Lesson: Even the biggest cloud providers can suffer systemic failures — reinforcing the need for multi-region architecture and resilience planning.
Microsoft Azure Outage – Configuration Change Backlash
Just days after the AWS fallout, Microsoft experienced a critical outage on 29 October, caused by a misconfiguration in its Azure Front Door service — the global edge and load-balancing network.
- The configuration change introduced invalid routing states, overloading healthy nodes and taking down traffic globally.
- The impact was broad: Azure Portal, Microsoft 365, Xbox Live, and other dependent systems were unavailable for hours.
- Even major enterprises were affected: for example, airlines like Alaska Airlines reported issues with check-ins.
- Lesson: Critical global infrastructure (like CDN/load balancing) is a potential single point of failure — proper change management and validation are essential.
UK Banking Sector: Cumulative IT Failures
A Treasury Committee report revealed that from January 2023 through February 2025, major UK banks and building societies experienced 803 hours (more than 33 days) of unplanned IT outages across 158 incidents.
Banks affected included Barclays, NatWest, HSBC, TSB, and others.
Barclays had 33 incidents totalling 93 hours lost, and is expected to pay up to £7.5 million in compensation.

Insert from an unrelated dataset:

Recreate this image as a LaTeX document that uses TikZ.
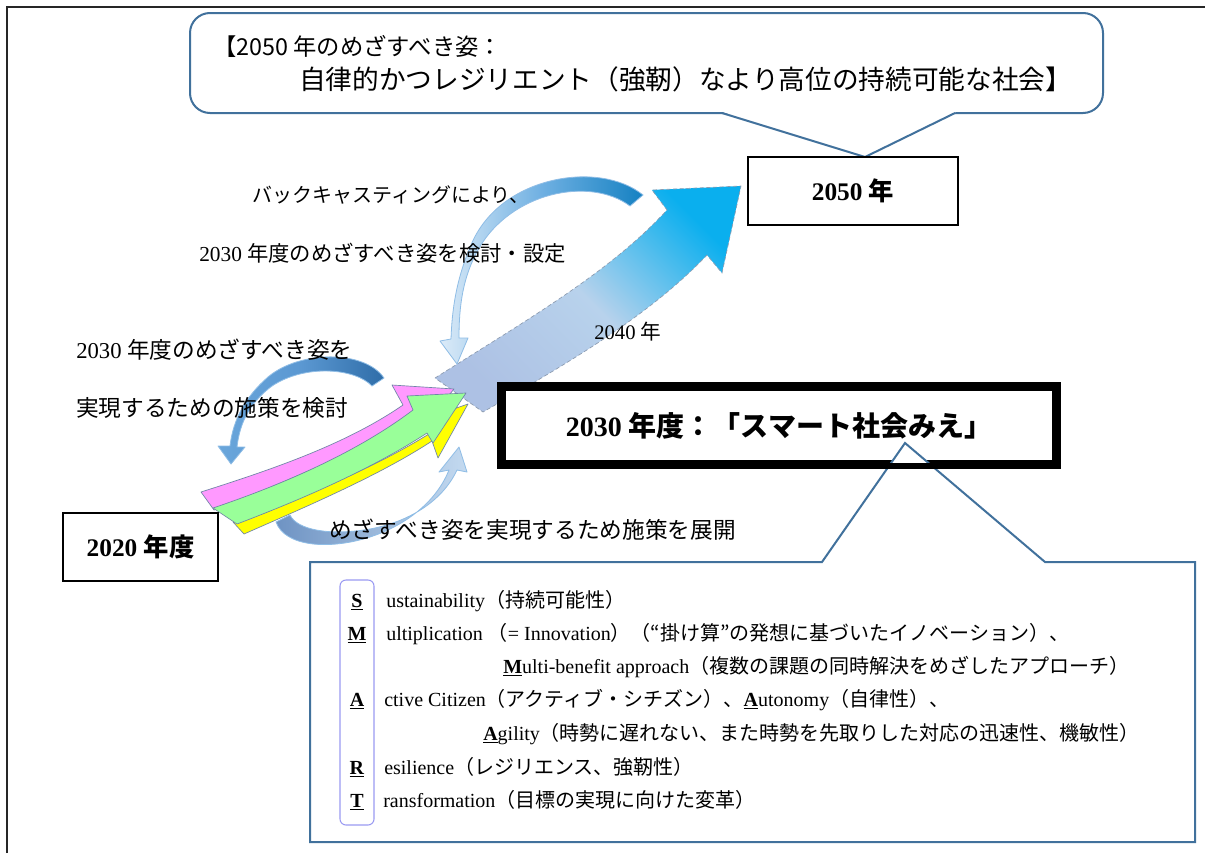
\documentclass[tikz,border=0pt]{standalone}
\usepackage{fontspec}
\setmainfont{Liberation Serif}
\newfontfamily\jp{Noto Sans CJK JP}
\newcommand\J[1]{{\jp #1}}
\newcommand\UL[1]{\underline{\textbf{#1}}}
\definecolor{callout}{HTML}{41719C}
\definecolor{smartc}{HTML}{9A9AF2}
\definecolor{pinkA}{HTML}{FF99FF}
\definecolor{greenA}{HTML}{99FF99}
\definecolor{yellowA}{HTML}{FFFF00}
\definecolor{edgeA}{HTML}{6F86A6}
\definecolor{bigTail}{HTML}{ADC1E4}
\definecolor{bigMid}{HTML}{B8D2EC}
\definecolor{bigHead}{HTML}{0AAFEE}
\definecolor{bigEdge}{HTML}{8C9BB0}
\definecolor{swLight}{HTML}{DCEBF8}
\definecolor{swMid}{HTML}{6FB0E2}
\definecolor{swDark}{HTML}{1581C2}
\definecolor{swLine}{HTML}{8FBDE6}
\definecolor{sw2Light}{HTML}{6AA6DB}
\definecolor{sw2Mid}{HTML}{5B98D2}
\definecolor{sw2Dark}{HTML}{2F6DA8}
\definecolor{sw3Light}{HTML}{C4DAF0}
\definecolor{sw3Dark}{HTML}{6E93C3}
\begin{document}
\begin{tikzpicture}[x=0.75pt,y=-0.75pt,
  frame/.style={line width=1.5pt, black!85},
  calloutline/.style={draw=callout, line width=1.5pt},
  lab/.style={inner sep=0pt, anchor=west},
  rowtext/.style={inner sep=0pt, anchor=base west, font=\fontsize{15}{18}\selectfont},
  letter/.style={inner sep=0pt, anchor=base, font=\fontsize{15}{18}\selectfont},
  colarrow/.style={draw=edgeA, line width=0.5pt, line join=round},
  swoosh/.style={draw=swLine, line width=0.6pt, line join=round},
  yearbox/.style={draw=black, fill=white, inner sep=0pt, font=\bfseries\fontsize{19}{22}\selectfont}
]
\useasboundingbox (0,0) rectangle (1205,853);
\fill[white] (0,0) rectangle (1205,853);
% outer frame (left and top)
\draw[frame] (7,853) -- (7,7) -- (1205,7);

% ---------- top callout ----------
\coordinate (tip1) at (865,157);
\draw[calloutline, fill=white, rounded corners=15pt] (190,13) rectangle (1103,113);
\fill[white] (719,111) -- (958,111) -- (tip1) -- cycle;
\draw[calloutline, line join=miter] (722,113) -- (tip1) -- (955,113);
\node[lab, font=\fontsize{17.5}{20}\selectfont\jp] (goal1) at (213,46) {【2050 年のめざすべき姿：};
\node[lab, font=\fontsize{20}{22}\selectfont\jp] (goal2) at (299,79) {自律的かつレジリエント（強靭）なより高位の持続可能な社会】};

% ---------- bottom swoosh (deploy) ----------
\path[swoosh, left color=sw3Dark, right color=sw3Light]
  (276,522) .. controls (285,547) and (330,550) .. (370,537)
  .. controls (410,524) and (438,498) .. (449,470)
  -- (439,472) -- (459,447) -- (467,472) -- (457,470)
  .. controls (442,502) and (408,522) .. (370,529)
  .. controls (330,536) and (297,530) .. (290,515) -- cycle;

% ---------- big blue arrow ----------
\path[draw=bigEdge, densely dashed, line width=0.5pt,
      top color=bigHead, bottom color=bigTail, middle color=bigMid, shading angle=-45]
  (435,378) .. controls (530,318) and (610,272) .. (667,210)
  -- (652,190) -- (741,186) -- (722,273) -- (707,255)
  .. controls (650,315) and (570,362) .. (483,412) -- cycle;

% ---------- upper swoosh (backcasting) ----------
\path[swoosh, left color=swLight, right color=swDark, middle color=swMid]
  (643,195) .. controls (600,160) and (500,175) .. (471,245)
  .. controls (456,280) and (452,310) .. (451,339)
  -- (440,341) -- (457,364) -- (468,338) -- (459,338)
  .. controls (459,305) and (463,277) .. (478,250)
  .. controls (510,192) and (590,176) .. (630,206) -- cycle;

% ---------- middle-left swoosh (consider measures) ----------
\path[swoosh, left color=sw2Light, right color=sw2Dark, middle color=sw2Mid]
  (384,378) .. controls (365,350) and (300,350) .. (268,377)
  .. controls (245,397) and (233,420) .. (230,446)
  -- (218,446) -- (231,464) -- (245,447) -- (237,447)
  .. controls (240,420) and (252,401) .. (272,386)
  .. controls (305,364) and (355,368) .. (372,386) -- cycle;

% ---------- coloured arrows ----------
\path[colarrow, fill=yellowA]
  (233,522) .. controls (310,495) and (380,465) .. (432,432)
  -- (445,412) -- (468,404) -- (438,458) -- (432,441)
  .. controls (380,475) and (310,505) .. (244,534) -- cycle;
\path[colarrow, fill=pinkA]
  (201,492) .. controls (270,470) and (345,445) .. (403,405)
  -- (392,385) -- (454,389) -- (422,428) -- (415,418)
  .. controls (360,450) and (290,480) .. (214,510) -- cycle;
\path[colarrow, fill=greenA]
  (213,508) .. controls (290,482) and (360,450) .. (413,410)
  -- (407,396) -- (466,393) -- (433,443) -- (427,433)
  .. controls (370,470) and (300,500) .. (237,524) -- cycle;

% ---------- boxes ----------
\node[yearbox, line width=1.8pt, minimum width=157.5pt, minimum height=51pt] (b2050) at (853,191) {2050 \J{年}};
\node[yearbox, line width=1.5pt, minimum width=116.25pt, minimum height=51pt] (b2020) at (140.5,547) {2020 \J{年度}};
\node[draw=black, fill=white, line width=4.5pt, inner sep=0pt, minimum width=414pt, minimum height=56.25pt,
      font=\bfseries\fontsize{21}{24}\selectfont] (b2030) at (779,425.5) {2030 \J{年度：「スマート社会みえ」}};

% ---------- bottom callout ----------
\coordinate (tip2) at (905,443);
\draw[calloutline, fill=white, line join=miter] (310,562) -- (822,562) -- (tip2) -- (1045,562) -- (1195,562) -- (1195,842) -- (310,842) -- cycle;
\draw[line width=4.5pt] (b2030.north west) rectangle (b2030.south east);

% SMART column
\node[draw=smartc, rounded corners=4.5pt, line width=0.8pt, minimum width=25.5pt, minimum height=183.75pt, inner sep=0pt] (smart) at (357,702.5) {};
\node[letter] (lS) at (357,607) {\UL{S}};
\node[letter] (lM) at (357,640) {\UL{M}};
\node[letter] (lA) at (357,706) {\UL{A}};
\node[letter] (lR) at (357,774) {\UL{R}};
\node[letter] (lT) at (357,807) {\UL{T}};
\node[rowtext] (r1) at (386,607) {ustainability\J{（持続可能性）}};
\node[rowtext] (r2) at (386,640) {ultiplication \J{（}= Innovation\J{）（“掛け算”の発想に基づいたイノベーション）、}};
\node[rowtext] (r3) at (503,673) {\UL{M}ulti-benefit approach\J{（複数の課題の同時解決をめざしたアプローチ）}};
\node[rowtext] (r4) at (384,706) {ctive Citizen\J{（アクティブ・シチズン）、}\UL{A}utonomy\J{（自律性）、}};
\node[rowtext] (r5) at (483,740) {\UL{A}gility\J{（時勢に遅れない、また時勢を先取りした対応の迅速性、機敏性）}};
\node[rowtext] (r6) at (384,774) {esilience\J{（レジリエンス、強靭性）}};
\node[rowtext] (r7) at (383,807) {ransformation\J{（目標の実現に向けた変革）}};

% ---------- labels ----------
\node[lab, font=\fontsize{15}{17}\selectfont\jp] (backcast) at (252,195) {バックキャスティングにより、};
\node[lab, font=\fontsize{16}{18}\selectfont] (set2030) at (199,253) {2030 \J{年度のめざすべき姿を検討・設定}};
\node[lab, font=\fontsize{17}{19}\selectfont] (meas1) at (76,350) {2030 \J{年度のめざすべき姿を}};
\node[lab, font=\fontsize{17}{19}\selectfont\jp] (meas2) at (76,408) {実現するための施策を検討};
\node[lab, font=\fontsize{15.5}{17}\selectfont] (y2040) at (594,332) {2040 \J{年}};
\node[lab, font=\fontsize{17}{19}\selectfont\jp] (deploy) at (329,530) {めざすべき姿を実現するため施策を展開};
\end{tikzpicture}
\end{document}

The report highlights how even financial institutions with large tech budgets struggle with reliability under pressure.
Lesson: Legacy systems, centralisation, and lack of redundancy in critical banking infrastructure continue to be a major risk for customers and institutions alike.
Optus Emergency Calling Outage
On 18 September, Australian telecom provider Optus suffered a serious failure that blocked access to Triple Zero (000), the national emergency number, across multiple regions.

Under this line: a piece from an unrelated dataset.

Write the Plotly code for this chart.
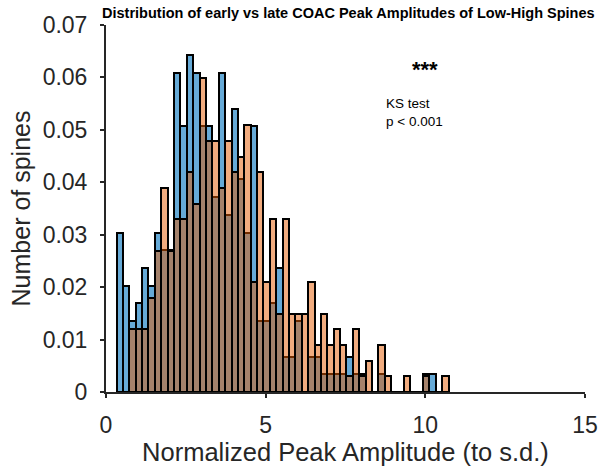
import plotly.graph_objects as go

# Histogram bins shared by both groups (Normalized Peak Amplitude, s.d. units)
BIN_START = 0.33
BIN_WIDTH = 0.2

# Spine counts per bin
early_counts = [9, 6, 4, 5, 7, 6, 9, 8, 8, 18, 15, 19, 18, 15, 15, 11, 18, 10, 16, 12,
                9, 15, 4, 4, 5, 7, 2, 2, 4, 0, 2, 2, 1, 1, 1, 1, 2, 1, 1, 0,
                0, 1, 0, 0, 0, 0, 0, 0, 1, 1, 0, 0]
late_counts = [0, 0, 4, 4, 4, 6, 9, 13, 9, 11, 11, 14, 12, 20, 16, 16, 13, 16, 14, 15,
               17, 7, 14, 7, 11, 5, 11, 5, 5, 5, 7, 3, 5, 3, 4, 3, 1, 4, 1, 2,
               0, 3, 1, 0, 0, 1, 0, 0, 1, 0, 0, 1]

x_ticks = [0, 5, 10, 15]
y_ticks = [0, 0.01, 0.02, 0.03, 0.04, 0.05, 0.06, 0.07]
y_tick_text = ["0", "0.01", "0.02", "0.03", "0.04", "0.05", "0.06", "0.07"]

centers = [BIN_START + BIN_WIDTH * (i + 0.5) for i in range(len(early_counts))]
early_prob = [c / sum(early_counts) for c in early_counts]
late_prob = [c / sum(late_counts) for c in late_counts]

AXIS_COLOR = "#262626"
FONT = "Liberation Sans, Arial, sans-serif"

fig = go.Figure()
fig.add_trace(go.Bar(
    x=centers, y=early_prob, width=BIN_WIDTH, name="early",
    marker=dict(color="rgba(0,114,189,0.6)", line=dict(color="black", width=2)),
))
fig.add_trace(go.Bar(
    x=centers, y=late_prob, width=BIN_WIDTH, name="late",
    marker=dict(color="rgba(228,90,0,0.5)", line=dict(color="black", width=2)),
))

fig.update_layout(
    width=610, height=470,
    margin=dict(l=106, r=24, t=23, b=78),
    barmode="overlay", bargap=0,
    plot_bgcolor="white", paper_bgcolor="white",
    showlegend=False,
    font=dict(family=FONT, color=AXIS_COLOR),
    title=dict(
        text="<b>Distribution of early vs late COAC Peak Amplitudes of Low-High Spines</b>",
        x=0.571, xanchor="center", y=0.973, yanchor="middle",
        font=dict(size=14.5, color="black", family=FONT),
    ),
    xaxis=dict(
        range=[0, 15], tickvals=x_ticks, ticks="outside", ticklen=4, tickwidth=1.5,
        tickcolor=AXIS_COLOR, showline=True, linecolor=AXIS_COLOR, linewidth=2,
        showgrid=False, zeroline=False, tickfont=dict(size=23),
        ticklabelstandoff=7,
        title=dict(text="Normalized Peak Amplitude (to s.d.)", font=dict(size=25.5), standoff=0),
    ),
    yaxis=dict(
        range=[0, 0.07], tickvals=y_ticks, ticktext=y_tick_text, ticks="outside", ticklen=4,
        tickwidth=1.5, tickcolor=AXIS_COLOR, showline=True, linecolor=AXIS_COLOR, linewidth=2,
        showgrid=False, zeroline=False, tickfont=dict(size=23),
        ticklabelstandoff=8,
        title=dict(text="Number of spines", font=dict(size=25), standoff=5),
    ),
    annotations=[
        dict(x=10.0, y=0.0615, xref="x", yref="y", text="<b>***</b>", showarrow=False,
             font=dict(size=22, color="black", family=FONT)),
        dict(x=8.7, y=0.0568, xref="x", yref="y", text="KS test<br>p &lt; 0.001",
             showarrow=False, xanchor="left", yanchor="top", align="left",
             font=dict(size=13.5, color="black", family=FONT)),
    ],
)

fig.write_html("out.html")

- A routine firewall upgrade caused the outage, lasting around 13 hours in some states.
- Around 600 emergency calls failed, and tragically, there were confirmed deaths of people who attempted to call during the outage.
- Lesson: Telecom infrastructure upgrades can’t compromise critical services like emergency calling. There must be fail-safes and rollback plans when doing work on such vital systems.
Ramses Exchange Fire in Cairo – Telecom Hub Disrupted
On 7 July, a major fire broke out at Cairo’s Ramses Central building, an important telecommunications hub.
The fire lasted for many hours, caused serious damage to infrastructure, and disrupted internet and telecom services across parts of Cairo and Giza. Wikipedia
Such a physical incident shows that even with cloud and software resilience, the physical layer (facilities, cabling, exchanges) remains a vital point of failure.
Lesson: Infrastructure resilience isn’t just about software – real-world risks like fire, power, and physical security must be part of any high-availability strategy.
Key Takeaways & Lessons for 2026
- Redundancy isn’t just for the cloud – Physical infrastructure (power, telecom) remains a big risk.
- Change management is critical – Misconfigurations (like in Azure) or faulty updates (like in AWS) can cascade.
- Regulatory impact matters – When telecom or banking services go down, it’s not just a tech issue — it affects public safety and trust.
- Multi-region / multi-cloud architecture helps – Relying on a single site or provider increases risk dramatically.
- Recovery isn’t enough – Post-incident reviews, compensation, and transparency are key to restoring trust and building resilience.
As organisations continue to build out their digital infrastructure, these incidents highlight that availability cannot be assumed, no matter how mature your systems are. High availability must be deliberate — planned, tested, and reinforced across every layer, from power and networking to application logic and configuration.